Danny Gatton & Joey DeFrancesco: Well You Needn't
Well You Needn't
Relentless (Big Mo 20232)
John Previti (bass), Timm Biery (drums).
Composed by Thelonious Monk.
Recorded: Kensington, MD, February 1994
Rating: 93/100 (learn more)
Danny Gatton never achieved a modicum of the fame he deserved. He was a true phenomenon. His guitar style was a crosspollination of jazz, blues and rockabilly music, all picked at astonishingly high speeds. As is sadly often the case, it was not until after his tragic death that his legendary musical prowess was more acknowledged.
Ever since childhood Joey DeFrancesco was on track to become the rightful heir to Jimmy Smith's B-3 throne. His dad, "Papa John" DeFrancesco, was an accomplished organist. So DeFrancesco grew up with an appreciation of jazz history and took advantage of every opportunity to capitalize on his situation, including tutelage supplied by his dad.
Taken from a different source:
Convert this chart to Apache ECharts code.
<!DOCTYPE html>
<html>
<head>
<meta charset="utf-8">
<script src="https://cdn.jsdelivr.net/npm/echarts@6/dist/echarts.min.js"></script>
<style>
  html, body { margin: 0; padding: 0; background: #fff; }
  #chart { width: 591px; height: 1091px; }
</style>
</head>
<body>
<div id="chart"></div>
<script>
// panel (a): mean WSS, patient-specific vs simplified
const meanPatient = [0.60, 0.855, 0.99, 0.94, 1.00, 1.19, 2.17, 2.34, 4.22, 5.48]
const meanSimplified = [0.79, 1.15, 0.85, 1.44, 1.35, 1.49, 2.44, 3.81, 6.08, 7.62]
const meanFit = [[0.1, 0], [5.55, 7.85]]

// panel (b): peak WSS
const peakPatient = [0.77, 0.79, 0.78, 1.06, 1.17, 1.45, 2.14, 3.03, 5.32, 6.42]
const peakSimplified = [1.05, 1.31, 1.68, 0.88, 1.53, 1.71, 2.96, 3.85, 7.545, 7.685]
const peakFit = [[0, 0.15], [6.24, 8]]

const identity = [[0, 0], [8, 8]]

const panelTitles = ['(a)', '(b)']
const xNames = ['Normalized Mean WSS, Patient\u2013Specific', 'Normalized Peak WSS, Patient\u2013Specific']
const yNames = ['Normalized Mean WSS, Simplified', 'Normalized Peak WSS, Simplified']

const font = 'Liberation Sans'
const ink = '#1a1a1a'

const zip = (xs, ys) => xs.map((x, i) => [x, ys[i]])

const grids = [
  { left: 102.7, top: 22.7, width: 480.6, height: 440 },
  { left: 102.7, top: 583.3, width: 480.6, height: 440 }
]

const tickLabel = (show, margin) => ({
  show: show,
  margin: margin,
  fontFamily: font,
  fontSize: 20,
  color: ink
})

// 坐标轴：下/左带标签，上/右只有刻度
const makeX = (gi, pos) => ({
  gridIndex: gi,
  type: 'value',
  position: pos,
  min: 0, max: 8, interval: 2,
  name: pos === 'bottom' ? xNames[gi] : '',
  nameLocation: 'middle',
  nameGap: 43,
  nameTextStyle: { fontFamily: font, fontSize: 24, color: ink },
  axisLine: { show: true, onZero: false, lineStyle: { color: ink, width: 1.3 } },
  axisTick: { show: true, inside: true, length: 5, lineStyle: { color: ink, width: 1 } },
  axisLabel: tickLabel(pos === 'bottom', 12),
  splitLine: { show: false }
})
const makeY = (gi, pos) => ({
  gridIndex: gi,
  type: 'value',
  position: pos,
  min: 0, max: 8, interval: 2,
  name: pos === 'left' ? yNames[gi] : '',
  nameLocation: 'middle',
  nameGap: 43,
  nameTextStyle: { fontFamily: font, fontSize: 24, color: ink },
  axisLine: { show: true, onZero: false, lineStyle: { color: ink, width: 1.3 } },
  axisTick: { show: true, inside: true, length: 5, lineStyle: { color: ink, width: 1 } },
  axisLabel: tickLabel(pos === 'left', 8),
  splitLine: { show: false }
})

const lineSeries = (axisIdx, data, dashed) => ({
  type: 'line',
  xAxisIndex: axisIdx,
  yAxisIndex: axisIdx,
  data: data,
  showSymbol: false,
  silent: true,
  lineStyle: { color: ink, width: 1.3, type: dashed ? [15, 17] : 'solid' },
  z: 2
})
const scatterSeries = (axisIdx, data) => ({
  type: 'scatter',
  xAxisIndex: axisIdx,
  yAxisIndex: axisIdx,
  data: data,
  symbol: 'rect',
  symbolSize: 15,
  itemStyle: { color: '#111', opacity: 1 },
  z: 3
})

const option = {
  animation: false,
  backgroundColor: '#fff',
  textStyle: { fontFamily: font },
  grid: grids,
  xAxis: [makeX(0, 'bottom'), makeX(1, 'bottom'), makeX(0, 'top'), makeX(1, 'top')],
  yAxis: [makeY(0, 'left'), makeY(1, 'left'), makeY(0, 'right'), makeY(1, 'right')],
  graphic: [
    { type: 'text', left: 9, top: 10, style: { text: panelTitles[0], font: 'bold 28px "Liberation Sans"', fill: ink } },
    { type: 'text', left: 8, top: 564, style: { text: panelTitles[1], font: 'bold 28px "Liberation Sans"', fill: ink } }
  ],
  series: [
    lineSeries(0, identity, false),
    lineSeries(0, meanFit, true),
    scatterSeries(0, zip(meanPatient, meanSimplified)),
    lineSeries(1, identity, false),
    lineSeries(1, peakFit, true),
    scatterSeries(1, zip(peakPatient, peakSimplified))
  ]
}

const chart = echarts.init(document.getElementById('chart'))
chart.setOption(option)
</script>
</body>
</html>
In February 1994, just 8 months before Gatton's death, these two monster players recorded Relentless. It is an apt name for this CD.
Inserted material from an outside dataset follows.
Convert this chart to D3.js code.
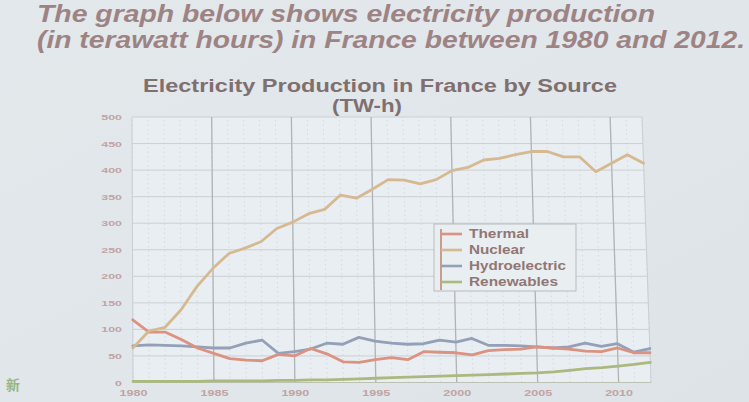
<!DOCTYPE html>
<html><head><meta charset="utf-8">
<script src="https://cdn.jsdelivr.net/npm/d3@7"></script>
<style>
body{margin:0;background:#e1e7ea;}
svg{display:block}
</style>
</head><body>
<svg id="c" width="749" height="402"></svg>
<script>
// ---- data (TWh) ----
const years = [1980,1981,1982,1983,1984,1985,1986,1987,1988,1989,1990,1991,1992,1993,1994,1995,1996,1997,1998,1999,2000,2001,2002,2003,2004,2005,2006,2007,2008,2009,2010,2011,2012];
const thermal = [118,95,95,81,65,55,45,42,41,53,50,64,54,39,38,43,47,43,58,57,56,52,60,62,63,67,65,63,59,58,65,56,56];
const nuclear = [65,97,104,137,181,215,243,253,265,290,302,318,326,353,347,364,382,381,374,382,399,405,419,422,429,435,435,425,425,397,413,429,413];
const hydro = [69,71,70,69,67,65,65,74,80,55,58,63,74,72,85,78,74,72,73,80,76,83,70,70,69,67,65,67,74,68,73,57,64];
const renewables = [2,2,2,2,2,3,3,3,3,4,4,5,5,6,7,8,9,10,11,12,13,14,15,16,17,18,20,23,26,28,31,34,38];
const seriesNames = ["Thermal","Nuclear","Hydroelectric","Renewables"];
const yTicks = [0,50,100,150,200,250,300,350,400,450,500];
const xTicks = [1980,1985,1990,1995,2000,2005,2010];
const headingLines = ["The graph below shows electricity production","(in terawatt hours) in France between 1980 and 2012."];
const chartTitle = ["Electricity Production in France by Source","(TW-h)"];

// ---- styling ----
const colors = {"Thermal":"#dc9281","Nuclear":"#d7b991","Hydroelectric":"#93a0b8","Renewables":"#abb97f"};
const seriesData = {"Thermal":thermal,"Nuclear":nuclear,"Hydroelectric":hydro,"Renewables":renewables};

const svg = d3.select("#c");
const defs = svg.append("defs");
const bg = defs.append("linearGradient").attr("id","bg").attr("x1",0).attr("y1",0).attr("x2",1).attr("y2",1);
bg.append("stop").attr("offset","0%").attr("stop-color","#e3e8eb");
bg.append("stop").attr("offset","60%").attr("stop-color","#e0e6ea");
bg.append("stop").attr("offset","100%").attr("stop-color","#dde3e6");
svg.append("rect").attr("width",749).attr("height",402).attr("fill","url(#bg)");
defs.append("filter").attr("id","soft").append("feGaussianBlur").attr("stdDeviation",0.35);

// scales (slight keystone of the photo: top row narrower than bottom row)
const y = d3.scaleLinear().domain([0,500]).range([382.5,117]);
const xB = d3.scaleLinear().domain([1980,2012]).range([133,651]);
const xT = d3.scaleLinear().domain([1980,2012]).range([132,642]);
function px(yr, v){
  const t = (y(0)-y(v))/(y(0)-y(500));
  return xB(yr) + (xT(yr)-xB(yr))*t;
}

// plot background
const x0 = years[0], x1 = years[years.length-1];
svg.append("polygon")
  .attr("points",[[px(x0,0),y(0)],[px(x0,500),y(500)],[px(x1,500),y(500)],[px(x1,0),y(0)]].map(p=>p.join(",")).join(" "))
  .attr("fill","#e8eef1");

const grid = svg.append("g");
// minor vertical dotted lines every year
grid.selectAll("line.minor").data(years).join("line")
  .attr("x1",d=>px(d,0)).attr("y1",y(0)).attr("x2",d=>px(d,500)).attr("y2",y(500))
  .attr("stroke","#cfd5d9").attr("stroke-width",0.8).attr("stroke-dasharray","1.5,3");
// horizontal gridlines
grid.selectAll("line.h").data(yTicks).join("line")
  .attr("x1",d=>px(x0,d)).attr("y1",d=>y(d)).attr("x2",d=>px(x1,d)).attr("y2",d=>y(d))
  .attr("stroke","#cad0d3").attr("stroke-width",1);
// major vertical lines
grid.selectAll("line.major").data(xTicks.filter(d=>d!==1980)).join("line")
  .attr("x1",d=>px(d,0)).attr("y1",y(0)).attr("x2",d=>px(d,500)).attr("y2",y(500))
  .attr("stroke","#b0b4b7").attr("stroke-width",1.3);
// borders
grid.append("line").attr("x1",px(x0,0)).attr("y1",y(0)).attr("x2",px(x0,500)).attr("y2",y(500)).attr("stroke","#c8ced2");
grid.append("line").attr("x1",px(x1,0)).attr("y1",y(0)).attr("x2",px(x1,500)).attr("y2",y(500)).attr("stroke","#c8ced2");
grid.append("line").attr("x1",px(x0,0)).attr("y1",y(0)).attr("x2",px(x1,0)).attr("y2",y(0)).attr("stroke","#bcc2b4").attr("stroke-width",1.2);

// axes
const yAxis = d3.axisLeft(y).tickValues(yTicks).tickSize(0).tickPadding(0);
const gy = svg.append("g").attr("transform","translate(122,0)").call(yAxis);
gy.select(".domain").remove();
gy.selectAll("text")
  .attr("font-family","Liberation Sans, Arial, sans-serif").attr("font-weight","bold")
  .attr("font-size","8px").attr("fill","#c2a3a3")
  .attr("textLength",d=>String(d).length*6.9).attr("lengthAdjust","spacingAndGlyphs");

const xAxis = d3.axisBottom(xB).tickValues(xTicks).tickFormat(d3.format("d")).tickSize(0).tickPadding(7);
const gx = svg.append("g").attr("transform",`translate(0,${y(0)})`).call(xAxis);
gx.select(".domain").remove();
gx.selectAll("text")
  .attr("font-family","Liberation Sans, Arial, sans-serif").attr("font-weight","bold")
  .attr("font-size","8.5px").attr("fill","#c2a3a3")
  .attr("textLength",28).attr("lengthAdjust","spacingAndGlyphs");

// lines
const line = d3.line().x(d=>px(d.year,d.v)).y(d=>y(d.v));
const lineG = svg.append("g").attr("filter","url(#soft)");
["Renewables","Hydroelectric","Thermal","Nuclear"].forEach(name=>{
  const pts = years.map((yr,i)=>({year:yr, v:seriesData[name][i]}));
  lineG.append("path").datum(pts).attr("d",line)
    .attr("fill","none").attr("stroke",colors[name]).attr("stroke-width",2.8)
    .attr("stroke-linejoin","round").attr("stroke-linecap","round");
});

// legend
const lg = svg.append("g");
lg.append("rect").attr("x",434).attr("y",224).attr("width",142).attr("height",67)
  .attr("fill","#e9eef1").attr("stroke","#b8bbbd").attr("stroke-width",1);
const legY = d3.scalePoint().domain(seriesNames).range([234,282]);
lg.append("line").attr("x1",441).attr("x2",441).attr("y1",229).attr("y2",290)
  .attr("stroke","#c99c8f").attr("stroke-width",2);
const legLen = {"Thermal":60,"Nuclear":56,"Hydroelectric":97,"Renewables":89};
seriesNames.forEach(name=>{
  lg.append("line").attr("x1",441).attr("x2",462).attr("y1",legY(name)).attr("y2",legY(name))
    .attr("stroke",colors[name]).attr("stroke-width",2.6);
  lg.append("text").attr("x",469).attr("y",legY(name)).attr("dy","0.36em")
    .attr("font-family","Liberation Sans, Arial, sans-serif").attr("font-weight","bold")
    .attr("font-size","12px").attr("fill","#927676")
    .attr("textLength",legLen[name]).attr("lengthAdjust","spacingAndGlyphs")
    .text(name);
});

// titles
svg.append("text").attr("x",380).attr("y",92).attr("text-anchor","middle")
  .attr("font-family","Liberation Sans, Arial, sans-serif").attr("font-weight","bold")
  .attr("font-size","18.5px").attr("fill","#806f6f")
  .attr("textLength",474).attr("lengthAdjust","spacingAndGlyphs").text(chartTitle[0]);
svg.append("text").attr("x",367).attr("y",112).attr("text-anchor","middle")
  .attr("font-family","Liberation Sans, Arial, sans-serif").attr("font-weight","bold")
  .attr("font-size","18.5px").attr("fill","#806f6f")
  .attr("textLength",70).attr("lengthAdjust","spacingAndGlyphs").text(chartTitle[1]);

const hl = [[37,22,618],[37,48,708]];
headingLines.forEach((t,i)=>{
  svg.append("text").attr("x",hl[i][0]).attr("y",hl[i][1])
    .attr("font-family","Liberation Sans, Arial, sans-serif").attr("font-weight","bold")
    .attr("font-style","italic").attr("font-size","24px").attr("fill","#9e8384")
    .attr("textLength",hl[i][2]).attr("lengthAdjust","spacingAndGlyphs").text(t);
});

svg.append("text").attr("x",6).attr("y",390)
  .attr("font-family","Noto Sans CJK SC, sans-serif").attr("font-size","14px")
  .attr("font-weight","bold").attr("fill","#9ab583").text("新");
</script>
</body></html>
Gatton and DeFrancesco tackle Thelonious Monk's "Well You Needn't" with a fervor almost beyond description. Gatton "chicken picks" the familiar melody to start. With the fine support of bassist Previti and drummer Biery, Gatton and DeFrancesco turn into whirling dervishes. During a freakishly quick-tempo call-and-response section, Gatton's retorts to DeFrancesco's rapid-fire exultations with his own riffs played at the speed of light. These blurs of sound are made all the more remarkable by the clarity and ring of each individual note. It would be really scary if someone convinced me these guys were not pushing each other to the limits. A contagious high energy is maintained throughout this performance. Good thing it's the CD's last tune. I cannot imagine wanting to hear anything else right after this.
Gatton has entered the esoteric postmortem realm along with guitarist Lenny Breau as two of the greatest players that ever lived without the knowledge of the masses. DeFrancesco continues to be the king of the B-3 Hammond jazz movement. His performance on "Well You Needn't" is just one example of why that crown fits so well.